**** Dataset excerpt ****

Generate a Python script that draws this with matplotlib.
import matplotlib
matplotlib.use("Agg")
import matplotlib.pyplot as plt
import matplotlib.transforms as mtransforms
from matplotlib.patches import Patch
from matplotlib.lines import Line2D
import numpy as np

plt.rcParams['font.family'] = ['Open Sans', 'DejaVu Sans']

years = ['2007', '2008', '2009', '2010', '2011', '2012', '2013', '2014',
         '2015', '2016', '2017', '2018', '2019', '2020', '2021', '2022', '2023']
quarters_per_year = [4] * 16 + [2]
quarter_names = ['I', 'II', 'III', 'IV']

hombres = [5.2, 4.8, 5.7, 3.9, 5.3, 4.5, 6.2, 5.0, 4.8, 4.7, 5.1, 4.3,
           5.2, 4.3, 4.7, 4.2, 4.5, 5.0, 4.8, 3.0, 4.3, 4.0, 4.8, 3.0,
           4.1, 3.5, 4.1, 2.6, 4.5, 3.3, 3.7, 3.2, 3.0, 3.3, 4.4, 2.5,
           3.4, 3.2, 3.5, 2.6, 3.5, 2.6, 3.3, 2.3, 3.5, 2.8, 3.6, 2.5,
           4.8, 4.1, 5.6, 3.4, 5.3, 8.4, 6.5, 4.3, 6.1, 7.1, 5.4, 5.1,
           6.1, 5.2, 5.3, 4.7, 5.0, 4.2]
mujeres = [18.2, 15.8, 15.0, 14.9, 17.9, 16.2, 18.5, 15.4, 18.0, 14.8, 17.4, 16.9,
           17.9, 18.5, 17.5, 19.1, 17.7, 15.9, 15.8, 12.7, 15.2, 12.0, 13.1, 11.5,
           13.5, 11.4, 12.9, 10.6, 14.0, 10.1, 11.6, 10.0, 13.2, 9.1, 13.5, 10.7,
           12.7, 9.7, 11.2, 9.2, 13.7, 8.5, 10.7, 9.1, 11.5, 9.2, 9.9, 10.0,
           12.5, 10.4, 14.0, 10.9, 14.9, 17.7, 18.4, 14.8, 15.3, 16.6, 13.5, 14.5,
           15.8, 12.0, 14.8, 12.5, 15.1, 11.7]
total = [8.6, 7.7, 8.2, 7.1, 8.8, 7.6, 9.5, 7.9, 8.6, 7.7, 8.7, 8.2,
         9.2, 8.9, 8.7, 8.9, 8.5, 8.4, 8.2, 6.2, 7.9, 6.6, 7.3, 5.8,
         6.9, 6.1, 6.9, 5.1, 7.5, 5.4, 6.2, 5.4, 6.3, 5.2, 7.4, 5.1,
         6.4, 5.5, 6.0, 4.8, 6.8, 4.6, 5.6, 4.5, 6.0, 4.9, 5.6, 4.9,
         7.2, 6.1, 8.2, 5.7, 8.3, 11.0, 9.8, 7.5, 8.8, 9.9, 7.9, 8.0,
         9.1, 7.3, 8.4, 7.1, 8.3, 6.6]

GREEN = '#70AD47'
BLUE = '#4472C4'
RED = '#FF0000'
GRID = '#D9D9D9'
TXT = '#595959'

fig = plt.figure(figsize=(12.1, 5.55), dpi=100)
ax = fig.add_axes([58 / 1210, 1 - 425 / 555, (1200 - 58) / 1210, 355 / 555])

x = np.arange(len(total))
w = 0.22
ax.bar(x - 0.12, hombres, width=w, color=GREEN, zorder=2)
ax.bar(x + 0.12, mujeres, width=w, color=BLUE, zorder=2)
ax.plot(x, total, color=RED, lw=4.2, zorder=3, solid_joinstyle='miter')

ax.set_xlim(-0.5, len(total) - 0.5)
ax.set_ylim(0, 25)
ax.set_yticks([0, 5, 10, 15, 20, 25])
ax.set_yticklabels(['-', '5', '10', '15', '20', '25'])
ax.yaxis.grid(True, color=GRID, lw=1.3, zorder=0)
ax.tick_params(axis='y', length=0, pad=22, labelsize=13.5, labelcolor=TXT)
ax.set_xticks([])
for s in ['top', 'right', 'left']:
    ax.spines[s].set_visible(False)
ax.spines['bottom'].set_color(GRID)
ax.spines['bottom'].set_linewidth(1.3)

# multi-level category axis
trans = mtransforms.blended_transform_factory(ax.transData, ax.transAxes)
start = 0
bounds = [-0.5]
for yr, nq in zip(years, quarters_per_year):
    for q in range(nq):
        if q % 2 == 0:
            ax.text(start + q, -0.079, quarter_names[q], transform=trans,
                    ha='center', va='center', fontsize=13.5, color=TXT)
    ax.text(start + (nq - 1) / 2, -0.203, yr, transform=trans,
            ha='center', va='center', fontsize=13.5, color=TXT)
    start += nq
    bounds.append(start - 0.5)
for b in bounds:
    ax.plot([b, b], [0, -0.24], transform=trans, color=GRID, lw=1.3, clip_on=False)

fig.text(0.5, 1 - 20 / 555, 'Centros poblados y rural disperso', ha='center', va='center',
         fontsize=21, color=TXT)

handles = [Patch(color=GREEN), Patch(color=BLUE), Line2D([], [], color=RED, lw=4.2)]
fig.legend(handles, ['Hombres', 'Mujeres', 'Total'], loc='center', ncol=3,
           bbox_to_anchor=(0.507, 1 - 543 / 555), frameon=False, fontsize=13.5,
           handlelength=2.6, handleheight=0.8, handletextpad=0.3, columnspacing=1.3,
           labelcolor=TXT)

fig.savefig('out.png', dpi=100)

****

### [Your task]
Go through the listing and print each line exactly as it appears.

### [The output]
Generate a Python script that draws this with matplotlib.
import matplotlib
matplotlib.use("Agg")
import matplotlib.pyplot as plt
import matplotlib.transforms as mtransforms
from matplotlib.patches import Patch
from matplotlib.lines import Line2D
import numpy as np

plt.rcParams['font.family'] = ['Open Sans', 'DejaVu Sans']

years = ['2007', '2008', '2009', '2010', '2011', '2012', '2013', '2014',
         '2015', '2016', '2017', '2018', '2019', '2020', '2021', '2022', '2023']
quarters_per_year = [4] * 16 + [2]
quarter_names = ['I', 'II', 'III', 'IV']

hombres = [5.2, 4.8, 5.7, 3.9, 5.3, 4.5, 6.2, 5.0, 4.8, 4.7, 5.1, 4.3,
           5.2, 4.3, 4.7, 4.2, 4.5, 5.0, 4.8, 3.0, 4.3, 4.0, 4.8, 3.0,
           4.1, 3.5, 4.1, 2.6, 4.5, 3.3, 3.7, 3.2, 3.0, 3.3, 4.4, 2.5,
           3.4, 3.2, 3.5, 2.6, 3.5, 2.6, 3.3, 2.3, 3.5, 2.8, 3.6, 2.5,
           4.8, 4.1, 5.6, 3.4, 5.3, 8.4, 6.5, 4.3, 6.1, 7.1, 5.4, 5.1,
           6.1, 5.2, 5.3, 4.7, 5.0, 4.2]
mujeres = [18.2, 15.8, 15.0, 14.9, 17.9, 16.2, 18.5, 15.4, 18.0, 14.8, 17.4, 16.9,
           17.9, 18.5, 17.5, 19.1, 17.7, 15.9, 15.8, 12.7, 15.2, 12.0, 13.1, 11.5,
           13.5, 11.4, 12.9, 10.6, 14.0, 10.1, 11.6, 10.0, 13.2, 9.1, 13.5, 10.7,
           12.7, 9.7, 11.2, 9.2, 13.7, 8.5, 10.7, 9.1, 11.5, 9.2, 9.9, 10.0,
           12.5, 10.4, 14.0, 10.9, 14.9, 17.7, 18.4, 14.8, 15.3, 16.6, 13.5, 14.5,
           15.8, 12.0, 14.8, 12.5, 15.1, 11.7]
total = [8.6, 7.7, 8.2, 7.1, 8.8, 7.6, 9.5, 7.9, 8.6, 7.7, 8.7, 8.2,
         9.2, 8.9, 8.7, 8.9, 8.5, 8.4, 8.2, 6.2, 7.9, 6.6, 7.3, 5.8,
         6.9, 6.1, 6.9, 5.1, 7.5, 5.4, 6.2, 5.4, 6.3, 5.2, 7.4, 5.1,
         6.4, 5.5, 6.0, 4.8, 6.8, 4.6, 5.6, 4.5, 6.0, 4.9, 5.6, 4.9,
         7.2, 6.1, 8.2, 5.7, 8.3, 11.0, 9.8, 7.5, 8.8, 9.9, 7.9, 8.0,
         9.1, 7.3, 8.4, 7.1, 8.3, 6.6]

GREEN = '#70AD47'
BLUE = '#4472C4'
RED = '#FF0000'
GRID = '#D9D9D9'
TXT = '#595959'

fig = plt.figure(figsize=(12.1, 5.55), dpi=100)
ax = fig.add_axes([58 / 1210, 1 - 425 / 555, (1200 - 58) / 1210, 355 / 555])

x = np.arange(len(total))
w = 0.22
ax.bar(x - 0.12, hombres, width=w, color=GREEN, zorder=2)
ax.bar(x + 0.12, mujeres, width=w, color=BLUE, zorder=2)
ax.plot(x, total, color=RED, lw=4.2, zorder=3, solid_joinstyle='miter')

ax.set_xlim(-0.5, len(total) - 0.5)
ax.set_ylim(0, 25)
ax.set_yticks([0, 5, 10, 15, 20, 25])
ax.set_yticklabels(['-', '5', '10', '15', '20', '25'])
ax.yaxis.grid(True, color=GRID, lw=1.3, zorder=0)
ax.tick_params(axis='y', length=0, pad=22, labelsize=13.5, labelcolor=TXT)
ax.set_xticks([])
for s in ['top', 'right', 'left']:
    ax.spines[s].set_visible(False)
ax.spines['bottom'].set_color(GRID)
ax.spines['bottom'].set_linewidth(1.3)

# multi-level category axis
trans = mtransforms.blended_transform_factory(ax.transData, ax.transAxes)
start = 0
bounds = [-0.5]
for yr, nq in zip(years, quarters_per_year):
    for q in range(nq):
        if q % 2 == 0:
            ax.text(start + q, -0.079, quarter_names[q], transform=trans,
                    ha='center', va='center', fontsize=13.5, color=TXT)
    ax.text(start + (nq - 1) / 2, -0.203, yr, transform=trans,
            ha='center', va='center', fontsize=13.5, color=TXT)
    start += nq
    bounds.append(start - 0.5)
for b in bounds:
    ax.plot([b, b], [0, -0.24], transform=trans, color=GRID, lw=1.3, clip_on=False)

fig.text(0.5, 1 - 20 / 555, 'Centros poblados y rural disperso', ha='center', va='center',
         fontsize=21, color=TXT)

handles = [Patch(color=GREEN), Patch(color=BLUE), Line2D([], [], color=RED, lw=4.2)]
fig.legend(handles, ['Hombres', 'Mujeres', 'Total'], loc='center', ncol=3,
           bbox_to_anchor=(0.507, 1 - 543 / 555), frameon=False, fontsize=13.5,
           handlelength=2.6, handleheight=0.8, handletextpad=0.3, columnspacing=1.3,
           labelcolor=TXT)

fig.savefig('out.png', dpi=100)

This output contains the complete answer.